Cooperative Institute for Mesoscale Meteorological Studies

RESEARCH

 

NOAA Strategic Goal 3: Serve Society’s Need for Weather and Water Information

Basic Convective and Mesoscale Research

NSSL Project 6 – Investigation of Synoptic and Mesoscale Meteorological Processes Associated with Hazardous Weather: Thunderstorm Electrification Modeling

Mansell (primary – CIMMS at NSSL), Ziegler, Straka, MacGorman, Silveira, Cohen

Funding Type: CIMMS Task II

Objectives
Gain insight into electrification and microphysical processes and lightning behavior of thunderstorms through numerical simulation.

Accomplishments
Idealized space-varying storm environment. A successful simulation of the 22 May 1981 "Binger" supercell has been achieved with an idealized inhomogeneous environment (see figure). A complete kinematic and electrical lifecycle is simulated, from initiation to maturity to decay, as the storm moves from a low-CIN environment into increasingly cooler boundary layer air. Multiple observed soundings are used to parametrically generate time invariant fields of potential temperature, water vapor mixing ratio, and horizontal winds on a fixed mesoscale parent grid that contains the moving model grid. The effects of the scheme are two-fold: 1) the introduction of an environment with more inhibition suppresses secondary convection that previously caused upscale growth of the system, whereas the observed storm remained fairly isolated; 2) the storm first grows in a low-inhibition environment and is able to sustain itself in moderate inhibition, but as it enters the most hostile environment it weakens from a supercell into a small complex of multicell storms or completely dies out, depending on the severity of the introduced inhibition.
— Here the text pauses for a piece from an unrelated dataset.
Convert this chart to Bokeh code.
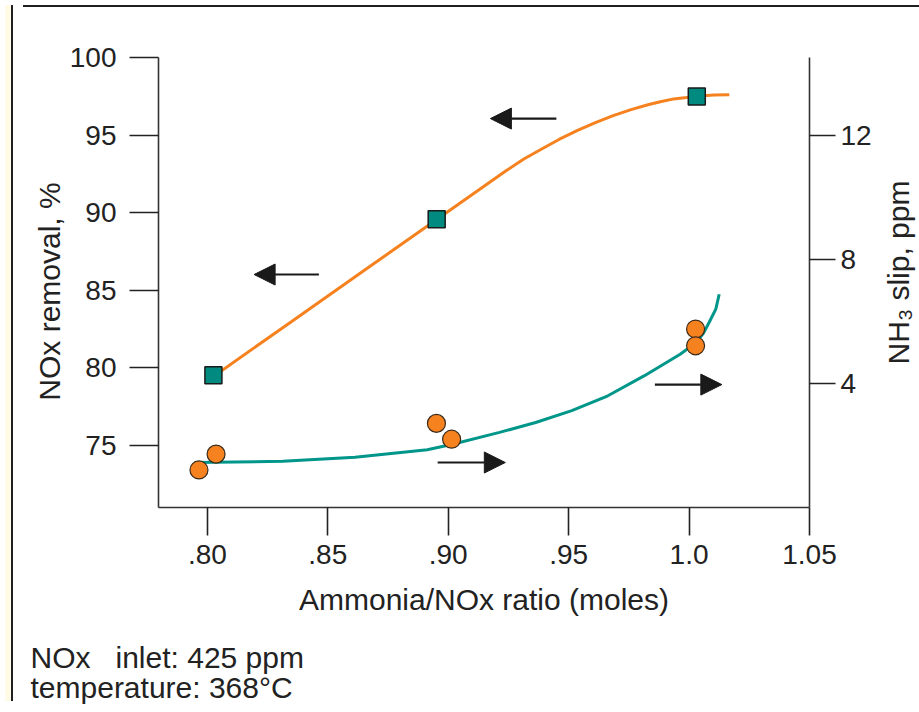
from bokeh.plotting import figure
from bokeh.models import Range1d, LinearAxis, FixedTicker, Arrow, NormalHead, Title, Div
from bokeh.layouts import row, column
from bokeh.embed import file_html
from bokeh.resources import INLINE

# ---------------- data ----------------
# NOx removal curve (left axis, %)
removal_curve_x = [0.8031, 0.8350, 0.8646, 0.8955, 0.9091, 0.9240, 0.9314, 0.9388,
                   0.9462, 0.9537, 0.9611, 0.9685, 0.9759, 0.9833, 0.9885, 0.9937,
                   0.9989, 1.0041, 1.0104, 1.0167]
removal_curve_y = [79.49, 82.97, 86.21, 89.58, 91.07, 92.69, 93.45, 94.10,
                   94.73, 95.30, 95.80, 96.25, 96.64, 96.97, 97.16, 97.33,
                   97.42, 97.52, 97.58, 97.60]
# NOx removal measured points (squares)
removal_pts_x = [0.8025, 0.8952, 1.0032]
removal_pts_y = [79.50, 89.56, 97.49]

# NH3 slip curve (right axis, ppm)
slip_curve_x = [0.7946, 0.8313, 0.8613, 0.8913, 0.9018, 0.9213, 0.9363, 0.9513,
                0.9663, 0.9813, 0.9963, 1.0030, 1.0060, 1.0083, 1.0111, 1.0125]
slip_curve_y = [1.45, 1.49, 1.62, 1.86, 2.04, 2.42, 2.74, 3.12,
                3.60, 4.24, 4.94, 5.32, 5.62, 5.96, 6.39, 6.87]
# NH3 slip measured points (circles)
slip_pts_x = [0.7965, 0.8036, 0.8951, 0.9014, 1.0027, 1.0027]
slip_pts_y = [1.21, 1.72, 2.71, 2.20, 5.75, 5.21]

# ticks
x_ticks = [0.80, 0.85, 0.90, 0.95, 1.00, 1.05]
x_tick_labels = [".80", ".85", ".90", ".95", "1.0", "1.05"]
left_ticks = [75, 80, 85, 90, 95, 100]
right_ticks = [4, 8, 12]

note_lines = ["NOx\u00a0\u00a0 inlet: 425 ppm", "temperature: 368\u00b0C"]

FONT = "Liberation Sans"
INK = "#222222"
ORANGE = "#f5821f"
TEAL = "#00968a"
TEAL_SQ = "#008a80"

MAIN_H = 614
MAIN_TOP = 45
MAIN_BOTTOM = MAIN_H - 495


def no_frame_align(f):
    if hasattr(f, "frame_align"):
        f.frame_align = False


p = figure(width=812, height=MAIN_H, output_backend="svg", toolbar_location=None,
           x_range=Range1d(0.7797, 1.05), y_range=Range1d(70.97, 100),
           min_border_left=90, min_border_right=69,
           min_border_top=MAIN_TOP, min_border_bottom=MAIN_BOTTOM)
no_frame_align(p)
p.extra_y_ranges = {"slip": Range1d(0, 14.5)}
p.xgrid.visible = False
p.ygrid.visible = False
p.outline_line_color = None
p.background_fill_color = "white"
p.border_fill_color = "white"

right_axis = LinearAxis(y_range_name="slip")
p.add_layout(right_axis, "right")

def style_axis(ax, tick_out, standoff, label_standoff):
    ax.axis_line_color = "#333333"
    ax.axis_line_width = 1.6
    ax.major_tick_line_color = INK
    ax.major_tick_line_width = 1.6
    ax.major_tick_in = 0
    ax.major_tick_out = tick_out
    ax.minor_tick_line_color = None
    ax.major_label_text_font = FONT
    ax.major_label_text_font_size = "28px"
    ax.major_label_text_color = INK
    ax.major_label_standoff = standoff
    ax.axis_label_text_font = FONT
    ax.axis_label_text_font_size = "30px"
    ax.axis_label_text_font_style = "normal"
    ax.axis_label_text_color = INK
    ax.axis_label_standoff = label_standoff

xax = p.xaxis[0]
style_axis(xax, 28, 9, 16)
xax.ticker = FixedTicker(ticks=x_ticks)
xax.major_label_overrides = {t: l for t, l in zip(x_ticks, x_tick_labels)}
xax.axis_label = "Ammonia/NOx ratio (moles)"

lax = p.yaxis[0]
style_axis(lax, 29, 13, 0)
lax.ticker = FixedTicker(ticks=left_ticks)

style_axis(right_axis, 26, 5, 0)
right_axis.ticker = FixedTicker(ticks=right_ticks)

# curves
p.line(removal_curve_x, removal_curve_y, line_color=ORANGE, line_width=3)
p.line(slip_curve_x, slip_curve_y, line_color=TEAL, line_width=3, y_range_name="slip")

# points
p.scatter(slip_pts_x, slip_pts_y, marker="circle", size=18, fill_color=ORANGE,
          line_color="#3a2a1a", line_width=1.2, y_range_name="slip")
p.scatter(removal_pts_x, removal_pts_y, marker="square", size=17, fill_color=TEAL_SQ,
          line_color="#1a1a1a", line_width=1.5)

# direction arrows
def add_arrow(x0, x1, y, rng=None):
    kw = {"y_range_name": rng} if rng else {}
    p.add_layout(Arrow(end=NormalHead(size=21, fill_color="#1a1a1a", line_color="#1a1a1a"),
                       x_start=x0, y_start=y, x_end=x1, y_end=y,
                       line_color="#1a1a1a", line_width=2.2, **kw))

add_arrow(0.8463, 0.8194, 86.0)
add_arrow(0.9449, 0.9175, 96.06)
add_arrow(0.8956, 0.9237, 1.45, "slip")
add_arrow(0.9858, 1.0136, 3.96, "slip")


def title_strip(width, label, border_left, top, bottom):
    """Narrow figure whose only content is a vertical axis title (reads bottom-to-top)."""
    f = figure(width=width, height=MAIN_H, output_backend="svg", toolbar_location=None,
               x_range=Range1d(0, 1), y_range=Range1d(0, 1), x_axis_location=None,
               min_border_left=border_left, min_border_right=0,
               min_border_top=top, min_border_bottom=bottom)
    no_frame_align(f)
    f.xgrid.visible = False
    f.ygrid.visible = False
    f.outline_line_color = None
    f.background_fill_color = "white"
    f.border_fill_color = "white"
    a = f.yaxis[0]
    a.ticker = FixedTicker(ticks=[])
    a.axis_line_color = None
    a.major_tick_line_color = None
    a.minor_tick_line_color = None
    a.major_tick_in = 0
    a.major_tick_out = 0
    a.major_label_standoff = 0
    a.axis_label_standoff = 0
    a.axis_label = label
    a.axis_label_text_font = FONT
    a.axis_label_text_font_size = "30px"
    a.axis_label_text_font_style = "normal"
    a.axis_label_text_color = INK
    return f

left_title = title_strip(48, "NOx removal, %", 47, 45, 101)
right_title = title_strip(40, "NH\u2083 slip, ppm", 34, 25, MAIN_BOTTOM)

# notes below the chart
note_fig = figure(width=900, height=80, output_backend="svg", toolbar_location=None,
                  x_range=Range1d(0, 1), y_range=Range1d(0, 1),
                  x_axis_location=None, y_axis_location=None,
                  min_border_left=0, min_border_right=0,
                  min_border_top=13, min_border_bottom=65)
no_frame_align(note_fig)
note_fig.xgrid.visible = False
note_fig.ygrid.visible = False
note_fig.outline_line_color = None
note_fig.background_fill_color = "white"
note_fig.border_fill_color = "white"
note = Title(text="\n".join(note_lines), align="left", offset=12, standoff=0,
             vertical_align="top",
             text_font=FONT, text_font_size="30px", text_font_style="normal",
             text_color=INK, text_line_height=0.93)
note_fig.add_layout(note, "below")

left_strip = Div(text="", width=8, height=696,
                 styles={"background": "linear-gradient(to right, #fffbe6 6px, #202020 6px)"})
top_line = Div(text="", width=900, height=2, styles={"background": "#202020"})
right_line = Div(text="", width=2, height=696, styles={"background": "#202020"})

layout = row(left_strip,
             column(top_line, row(left_title, p, right_title), note_fig),
             right_line)

open("out.html", "w").write(file_html(layout, INLINE))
Microphysics effects on electrification. Prediction of number concentration as well as mass of cloud droplets and ice crystals has modified the model results concerning the relative importance of noninductive (graupel-ice) and inductive (graupel-droplet) charge separation. Previously, droplet concentrations were assumed to be constant throughout a storm or modulated by air density as a function of height. Predicted droplet concentrations, however, tend to be lower than these assumptions because of parcel expansion and collection by precipitation, resulting in reduced inductive charge separation by virtue of fewer particles to experience rebounding collisions. [Single-moment schemes have the unrealistic feature of reducing the average droplet size in response to collection by larger particles, but maintaining a constant concentration.] Noninductive charge separation, on the other hand can become enhanced at higher temperatures (0 to -20º C) because the production of crystals by ice multiplication can be properly tracked in terms of crystal size and concentration. Previous work suggested that the inductive charging mechanism was needed for generating strong lower charge regions (i.e., at higher temperatures), but that noninductive charge separation could also be responsible if the crystal concentrations were sufficiently high. Previously this could only be achieved by artificially forcing higher assumed concentrations. Results are now supporting the noninductive graupel-ice interaction as a possible primary mechanism for lower charge regions.

This project is ongoing.

Publications
Mansell, E. R., C. L. Ziegler, and D. R. MacGorman, 2007: A lightning data assimilation technique for mesoscale forecast models. Mon. Wea. Rev., 135, 1732-1748.

Fierro, A. O., L. Leslie, E. R. Mansell, J. M. Straka, D. R. MacGorman, and C. L. Ziegler, 2007: A high-resolution simulation of microphysics and electrification in an idealized hurricane-like vortex. Met. Atmos. Phys., submitted.

Mansell, E. R., 2006: A numerical perspective on storm electrification. Eos Trans. AGU, 87(52), Fall Meet. Suppl., Abstract AE24A- 02.

A modeled severe supercell in its mature stage at 5 hours of simulation in an idealized non-homogeneous environment.

A severe supercell in its mature stage at 5 hours of simulation in an idealized non-homogeneous environment. The surface blue colors indicate perturbation temperature compared to the far western surface values. Simulated lightning is shown by the red and light blue volume surfaces, with negative cloud-to-ground lightning flashes occurring in the storm core. As the storm moves eastward, it encounters increasingly cooler boundary layer air, which reduces CAPE and increases CIN. The capping inversion suppresses secondary convection, so that the storm remains isolated for almost 7 hours before dissipating. In a homogeneous environment, the storm would have grown into a squall line by about 3-4 hours.